Given two symmetric positive definite matrices $C$ and $D$, show that $CD+DC$ is also positive definite.

This is not true, as can be seen from the following example:

$$C = \begin{bmatrix} 2 & 1 \\ 1 & 2 \end{bmatrix}, \quad D = \begin{bmatrix} 100 \\ & 1 \end{bmatrix}.$$

Then their respective spectra are:

$$\sigma(C) = \{1,3\}, \quad \sigma(D) = \{1, 100\}, \quad \sigma(CD+DC) \approx \{-20.2724, 424.272 \}.$$

The reason is simple: when computing $\det(CD+DC)$, the big factor $100$ participates in the positive part only $2$ times, but squared in the negative (counter-diagonal) part.

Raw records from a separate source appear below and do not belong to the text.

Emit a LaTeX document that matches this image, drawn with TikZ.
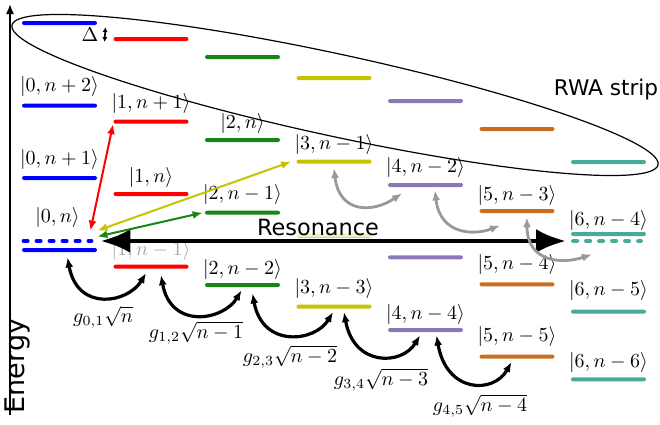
\documentclass[tikz,border=0pt]{standalone}
\usepackage{fontspec}
\setsansfont{DejaVu Sans}
\usepackage{tikz}
\usetikzlibrary{arrows.meta, positioning}
\definecolor{cb}{RGB}{0,0,255}
\definecolor{cr}{RGB}{255,0,0}
\definecolor{cg}{RGB}{22,135,22}
\definecolor{cy}{RGB}{200,195,0}
\definecolor{cp}{RGB}{140,120,185}
\definecolor{co}{RGB}{200,110,30}
\definecolor{ct}{RGB}{72,170,152}

\begin{document}
\begin{tikzpicture}[x=0.5pt, y=-0.5pt,
		>={Latex[length=5pt,width=4pt]},   %Pfeilspitzen
		lvl/.style={fill=#1, minimum width=37.5pt, minimum height=2pt, inner sep=0pt, rounded corners=1pt},
		ghost/.style={minimum width=35.5pt, minimum height=2pt, inner sep=0pt},
		dlevel/.style={draw=#1, line width=2pt, line cap=round, dash pattern=on 2pt off 4.5pt, shorten <=1pt, shorten >=1pt},
		ket/.style={inner sep=0pt},
		pair/.style={<->, line width=1pt},
		hop/.style={<->, line width=1.4pt, color=gray!80},
		coup/.style={<->, line width=1.6pt},
		font=\normalsize]
	\useasboundingbox (0,0) rectangle (660,424);
	% Energieachse
	\coordinate (ebot) at (10,415);
	\coordinate (etop) at (10,4);
	\draw[->, line width=0.8pt] (ebot) -- (etop);
	\node[rotate=90, font=\fontsize{13.5}{16}\sffamily] (elab) at (17,366) {Energy};
	% RWA-Streifen
	\draw[line width=0.6pt, rotate around={-12.2:(335,95)}] (335,95) ellipse [x radius=165.25pt, y radius=20.5pt];
	\node[font=\fontsize{10.8}{13}\sffamily] (rwa) at (606,90) {RWA strip};
	% Niveaus im Streifen
	\foreach \c/\f/\y in {0/cb/23, 1/cr/39, 2/cg/57, 3/cy/78, 4/cp/101, 5/co/129, 6/ct/162}
		\node[lvl=\f] (top\c) at ({59.5+91.5*\c},\y) {};
	\node (dlt) at (90,35) {$\Delta$};
	\draw[{Latex[length=2.5pt,width=2.6pt]}-{Latex[length=2.5pt,width=2.6pt]}, line width=0.8pt]
		([shift={(4pt,-2pt)}]top0.east) -- ([shift={(-4.25pt,-1.5pt)}]top1.west);
	% Spalte 0
	\node[lvl=cb] (q0p2) at (59.5,105.7) {};
	\node[lvl=cb] (q0p1) at (59.5,178) {};
	\node[lvl=cb] (q0) at (59.5,250) {};
	\node[ghost] (q0d) at (57.5,241) {};
	\draw[dlevel=cb] (q0d.west) -- (q0d.east);
	% Spalte 1
	\node[lvl=cr] (q1p1) at (151,121.7) {};
	\node[lvl=cr] (q1) at (151,194) {};
	\node[lvl=cr] (q1m1) at (151,266.7) {};
	% Spalte 2
	\node[lvl=cg] (q2) at (242.5,140) {};
	\node[lvl=cg] (q2m1) at (242.5,212.7) {};
	\node[lvl=cg] (q2m2) at (242.5,285) {};
	% Spalte 3
	\node[lvl=cy] (q3m1) at (334,161.7) {};
	\node[lvl=cy] (q3m2) at (334,235.5) {};
	\node[lvl=cy] (q3m3) at (334,306.7) {};
	% Spalte 4
	\node[lvl=cp] (q4m2) at (425.5,185) {};
	\node[lvl=cp] (q4m3) at (425.5,257.3) {};
	\node[lvl=cp] (q4m4) at (425.5,330) {};
	% Spalte 5
	\node[lvl=co] (q5m3) at (517,211) {};
	\node[lvl=co] (q5m4) at (517,284.3) {};
	\node[lvl=co] (q5m5) at (517,356.7) {};
	% Spalte 6
	\node[lvl=ct] (q6m4) at (608.5,234) {};
	\node[ghost] (q6m4d) at (607,241) {};
	\draw[dlevel=ct] (q6m4d.west) -- (q6m4d.east);
	\node[lvl=ct] (q6m5) at (608.5,311.7) {};
	\node[lvl=ct] (q6m6) at (608.5,379.3) {};
	% Beschriftung der Zustaende
	\node[ket, above=3pt of q0p2] (k0p2) {$|0,n+2\rangle$};
	\node[ket, above=3pt of q0p1] (k0p1) {$|0,n+1\rangle$};
	\node[ket, above=5.5pt of q0d] (k0) {$|0,n\rangle$};
	\node[ket, above=2.5pt of q1p1] (k1p1) {$|1,n+1\rangle$};
	\node[ket, above=2pt of q1] (k1) {$|1,n\rangle$};
	\node[ket, above=1.5pt of q1m1, text=gray!70] (k1m1) {$|1,n-1\rangle$};
	\node[ket, above=2pt of q2] (k2) {$|2,n\rangle$};
	\node[ket, above=2.5pt of q2m1] (k2m1) {$|2,n-1\rangle$};
	\node[ket, above=1.5pt of q2m2] (k2m2) {$|2,n-2\rangle$};
	\node[ket, above=2pt of q3m1] (k3m1) {$|3,n-1\rangle$};
	\node[ket, above=2.5pt of q3m3] (k3m3) {$|3,n-3\rangle$};
	\node[ket, above=2.5pt of q4m2] (k4m2) {$|4,n-2\rangle$};
	\node[ket, above=1.5pt of q4m4] (k4m4) {$|4,n-4\rangle$};
	\node[ket, above=1.5pt of q5m3] (k5m3) {$|5,n-3\rangle$};
	\node[ket, above=3.5pt of q5m4] (k5m4) {$|5,n-4\rangle$};
	\node[ket, above=3.5pt of q5m5] (k5m5) {$|5,n-5\rangle$};
	\node[ket, above=0.5pt of q6m4] (k6m4) {$|6,n-4\rangle$};
	\node[ket, above=4pt of q6m5] (k6m5) {$|6,n-5\rangle$};
	\node[ket, above=2pt of q6m6] (k6m6) {$|6,n-6\rangle$};
	% Resonanz
	\node[font=\fontsize{11.2}{13}\sffamily, fill=white, fill opacity=0.75, text opacity=1, inner sep=1pt] (res) at (318,227) {Resonance};
	\draw[{Latex[length=15pt,width=12pt]}-{Latex[length=15pt,width=12pt]}, line width=2.4pt]
		([xshift=3.5pt]q0d.east) -- ([xshift=-2.5pt]q6m4d.west);
	% direkte Kopplungen
	\draw[pair, cr] ([shift={(-1.5pt,4pt)}]q0d.north east) -- (q1p1.south west);
	\draw[pair, cy] ([shift={(2pt,4pt)}]q0d.north east) -- ([xshift=-2.5pt]q3m1.west);
	\draw[pair, cg] ([shift={(2pt,1pt)}]q0d.north east) -- ([xshift=-1pt]q2m1.west);
	% Kopplungen im Streifen
	\draw[hop] ([yshift=-2pt]q3m1.south) .. controls +(5,45) and +(-30,20) .. ([shift={(-11.75pt,-3pt)}]q4m2.south);
	\draw[hop] ([shift={(4.75pt,-1.5pt)}]q4m2.south) .. controls +(5,45) and +(-25,10) .. ([shift={(-8.5pt,-6pt)}]q5m3.south);
	\draw[hop] ([shift={(5pt,-2pt)}]q5m3.south) .. controls +(0,45) and +(-30,10) .. ([shift={(-7.5pt,-5.5pt)}]q6m4d.south);
	% Kopplungen g
	\draw[coup] ([shift={(4pt,-2.5pt)}]q0.south) .. controls +(10,55) and +(-18,30) .. ([shift={(-2.5pt,-2pt)}]q1m1.south);
	\draw[coup] ([shift={(5pt,-3pt)}]q1m1.south) .. controls +(10,55) and +(-18,30) .. ([shift={(-0.5pt,-1.5pt)}]q2m2.south);
	\draw[coup] ([shift={(5pt,-3pt)}]q2m2.south) .. controls +(10,55) and +(-18,30) .. ([shift={(-0.5pt,-1.5pt)}]q3m3.south);
	\draw[coup] ([shift={(5pt,-1.5pt)}]q3m3.south) .. controls +(10,55) and +(-18,30) .. ([shift={(-2.75pt,-1.5pt)}]q4m4.south);
	\draw[coup] ([shift={(5.5pt,-1.5pt)}]q4m4.south) .. controls +(10,58) and +(-18,32) .. ([shift={(-2.75pt,-1.5pt)}]q5m5.south);
	\node (g01) at (103,317) {$g_{0,1}\sqrt{n}$};
	\node (g12) at (196,333) {$g_{1,2}\sqrt{n-1}$};
	\node (g23) at (290,357) {$g_{2,3}\sqrt{n-2}$};
	\node (g34) at (381,380) {$g_{3,4}\sqrt{n-3}$};
	\node (g45) at (480,406) {$g_{4,5}\sqrt{n-4}$};
\end{tikzpicture}
\end{document}
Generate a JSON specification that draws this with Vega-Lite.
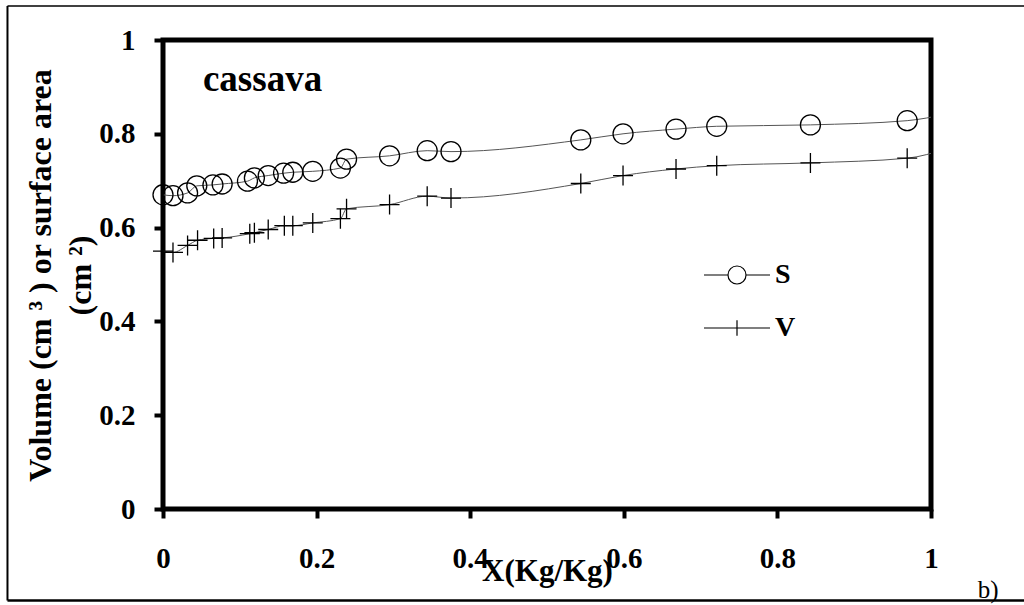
{
  "$schema": "https://vega.github.io/schema/vega-lite/v6.json",
  "autosize": {"type": "none"},
  "padding": {"left": 163, "top": 40, "right": 93, "bottom": 96},
  "width": 768,
  "height": 469,
  "background": "white",
  "config": {
    "view": {"stroke": "black", "strokeWidth": 5},
    "axis": {
      "grid": false,
      "domain": false,
      "ticks": true,
      "tickColor": "black",
      "tickWidth": 4,
      "tickSize": 9,
      "labelFlush": false,
      "labelOverlap": false,
      "labelFont": "Liberation Serif",
      "labelFontWeight": "bold",
      "labelFontSize": 29,
      "labelColor": "black",
      "titleFont": "Liberation Serif",
      "titleFontWeight": "bold",
      "titleColor": "black"
    }
  },
  "resolve": {"scale": {"shape": "independent"}},
  "datasets": {
    "points": [
      {"series": "S", "x": 0.000, "y": 0.670},
      {"series": "S", "x": 0.013, "y": 0.668},
      {"series": "S", "x": 0.032, "y": 0.674},
      {"series": "S", "x": 0.044, "y": 0.689},
      {"series": "S", "x": 0.065, "y": 0.691},
      {"series": "S", "x": 0.077, "y": 0.693},
      {"series": "S", "x": 0.110, "y": 0.699},
      {"series": "S", "x": 0.119, "y": 0.706},
      {"series": "S", "x": 0.137, "y": 0.711},
      {"series": "S", "x": 0.157, "y": 0.716},
      {"series": "S", "x": 0.169, "y": 0.718},
      {"series": "S", "x": 0.195, "y": 0.720},
      {"series": "S", "x": 0.231, "y": 0.727},
      {"series": "S", "x": 0.239, "y": 0.746},
      {"series": "S", "x": 0.295, "y": 0.753},
      {"series": "S", "x": 0.344, "y": 0.764},
      {"series": "S", "x": 0.375, "y": 0.762},
      {"series": "S", "x": 0.544, "y": 0.787},
      {"series": "S", "x": 0.599, "y": 0.800},
      {"series": "S", "x": 0.668, "y": 0.810},
      {"series": "S", "x": 0.721, "y": 0.816},
      {"series": "S", "x": 0.843, "y": 0.819},
      {"series": "S", "x": 0.969, "y": 0.828},
      {"series": "S", "x": 1.020, "y": 0.842},
      {"series": "V", "x": 0.000, "y": 0.550},
      {"series": "V", "x": 0.013, "y": 0.547},
      {"series": "V", "x": 0.032, "y": 0.562},
      {"series": "V", "x": 0.045, "y": 0.573},
      {"series": "V", "x": 0.066, "y": 0.577},
      {"series": "V", "x": 0.077, "y": 0.578},
      {"series": "V", "x": 0.113, "y": 0.587},
      {"series": "V", "x": 0.119, "y": 0.589},
      {"series": "V", "x": 0.137, "y": 0.596},
      {"series": "V", "x": 0.158, "y": 0.604},
      {"series": "V", "x": 0.169, "y": 0.604},
      {"series": "V", "x": 0.195, "y": 0.610},
      {"series": "V", "x": 0.231, "y": 0.619},
      {"series": "V", "x": 0.239, "y": 0.640},
      {"series": "V", "x": 0.295, "y": 0.649},
      {"series": "V", "x": 0.344, "y": 0.667},
      {"series": "V", "x": 0.375, "y": 0.663},
      {"series": "V", "x": 0.544, "y": 0.694},
      {"series": "V", "x": 0.599, "y": 0.711},
      {"series": "V", "x": 0.668, "y": 0.725},
      {"series": "V", "x": 0.721, "y": 0.732},
      {"series": "V", "x": 0.843, "y": 0.738},
      {"series": "V", "x": 0.969, "y": 0.748},
      {"series": "V", "x": 1.020, "y": 0.768}
    ],
    "notes": [
      {"label": "cassava", "x": 0.052, "y": 0.891, "kind": "title"},
      {"label": "b)", "x": 1.061, "y": -0.190, "kind": "panel"}
    ]
  },
  "layer": [
    {
      "data": {"values": [{}]},
      "mark": {"type": "rule", "stroke": "black", "strokeWidth": 2, "clip": false},
      "encoding": {
        "x": {"datum": -0.2025, "type": "quantitative"},
        "y": {"datum": 1.0725, "type": "quantitative"},
        "y2": {"datum": -0.195}
      }
    },
    {
      "data": {"values": [{}]},
      "mark": {"type": "rule", "stroke": "black", "strokeWidth": 1.5, "clip": false},
      "encoding": {
        "x": {"datum": -0.2025, "type": "quantitative"},
        "x2": {"datum": 2.0},
        "y": {"datum": 1.0725, "type": "quantitative"}
      }
    },
    {
      "data": {"values": [{}]},
      "mark": {"type": "rule", "stroke": "black", "strokeWidth": 2.5, "clip": false},
      "encoding": {
        "x": {"datum": -0.2025, "type": "quantitative"},
        "x2": {"datum": 2.0},
        "y": {"datum": -0.195, "type": "quantitative"}
      }
    },
    {
      "data": {"name": "points"},
      "mark": {"type": "line", "interpolate": "monotone", "stroke": "#555555", "strokeWidth": 1, "clip": true},
      "encoding": {
        "x": {
          "field": "x", "type": "quantitative",
          "scale": {"domain": [0, 1], "nice": false, "zero": false},
          "axis": {
            "values": [0, 0.2, 0.4, 0.6, 0.8, 1],
            "format": ".1~f",
            "labelBaseline": "alphabetic",
            "labelPadding": 49,
            "title": "X(Kg/Kg)",
            "titleFontSize": 31,
            "titleBaseline": "alphabetic",
            "titleY": 71
          }
        },
        "y": {
          "field": "y", "type": "quantitative",
          "scale": {"domain": [0, 1], "nice": false, "zero": false},
          "axis": {
            "values": [0, 0.2, 0.4, 0.6, 0.8, 1],
            "format": ".1~f",
            "labelPadding": 19,
            "title": ["Volume (cm ³ ) or surface area", "(cm ²)"],
            "titleFontSize": 32,
            "titleLineHeight": 40,
            "titleAngle": 270,
            "titleAlign": "center",
            "titleBaseline": "bottom",
            "titleX": -106,
            "titleY": 235
          }
        },
        "detail": {"field": "series"}
      }
    },
    {
      "data": {"name": "points"},
      "transform": [{"filter": "datum.x <= 1"}],
      "mark": {"type": "point", "filled": false, "color": "black", "strokeWidth": 1.3, "size": 400, "opacity": 1},
      "encoding": {
        "x": {"field": "x", "type": "quantitative"},
        "y": {"field": "y", "type": "quantitative"},
        "shape": {
          "field": "series", "type": "nominal",
          "scale": {"domain": ["S", "V"], "range": ["circle", "M-1,0H1M0,-1V1"]},
          "legend": null
        }
      }
    },
    {
      "data": {"name": "points"},
      "transform": [{"filter": "datum.x <= 1"}],
      "mark": {"type": "point", "filled": false, "color": "black", "strokeWidth": 1.2, "size": 4, "opacity": 0},
      "encoding": {
        "x": {"field": "x", "type": "quantitative"},
        "y": {"field": "y", "type": "quantitative"},
        "shape": {
          "field": "series", "type": "nominal",
          "scale": {
            "domain": ["S", "V"],
            "range": [
              "M-3,0H-0.82M0.82,0H3M0.82,0A0.82,0.82,0,1,1,-0.82,0A0.82,0.82,0,1,1,0.82,0",
              "M-3,0H3M0,-0.7V0.7"
            ]
          },
          "legend": {
            "title": null,
            "orient": "none",
            "legendX": 560,
            "legendY": 221,
            "padding": 0,
            "rowPadding": 25,
            "symbolSize": 484,
            "symbolOpacity": 1,
            "symbolStrokeWidth": 1.2,
            "symbolStrokeColor": "black",
            "symbolFillColor": "transparent",
            "labelOffset": 24,
            "labelFont": "Liberation Serif",
            "labelFontWeight": "bold",
            "labelFontSize": 28,
            "labelColor": "black"
          }
        }
      }
    },
    {
      "data": {"name": "notes"},
      "transform": [{"filter": "datum.kind === 'title'"}],
      "mark": {"type": "text", "font": "Liberation Serif", "fontWeight": "bold", "fontSize": 37, "align": "left", "baseline": "alphabetic", "color": "black"},
      "encoding": {
        "x": {"field": "x", "type": "quantitative"},
        "y": {"field": "y", "type": "quantitative"},
        "text": {"field": "label"}
      }
    },
    {
      "data": {"name": "notes"},
      "transform": [{"filter": "datum.kind === 'panel'"}],
      "mark": {"type": "text", "font": "Liberation Serif", "fontSize": 25, "align": "left", "baseline": "alphabetic", "color": "black"},
      "encoding": {
        "x": {"field": "x", "type": "quantitative"},
        "y": {"field": "y", "type": "quantitative"},
        "text": {"field": "label"}
      }
    }
  ]
}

This might give you some insight how things behave in a more general setting. For example, I'm fairly certain that it can be shown that the following is true: if $C$ and $D$ do not commute, there exists $n \in \mathbb{N}$ such that $CD^n+D^nC$ is not positive definite. All you need to do is observe a $2 \times 2$ submatrix for which $D$ is not a multiply of $I_2$ (WLOG, you can assume that $D$ is diagonal). In other words, any such $D$ can be blown enough to make the above invalid.

This would give you that for every symmetric positive definite $C$ (such that it is not a multiple of identity), you can find a symmetric positive definite $D$ (diagonal, if you want) such that the above does not hold.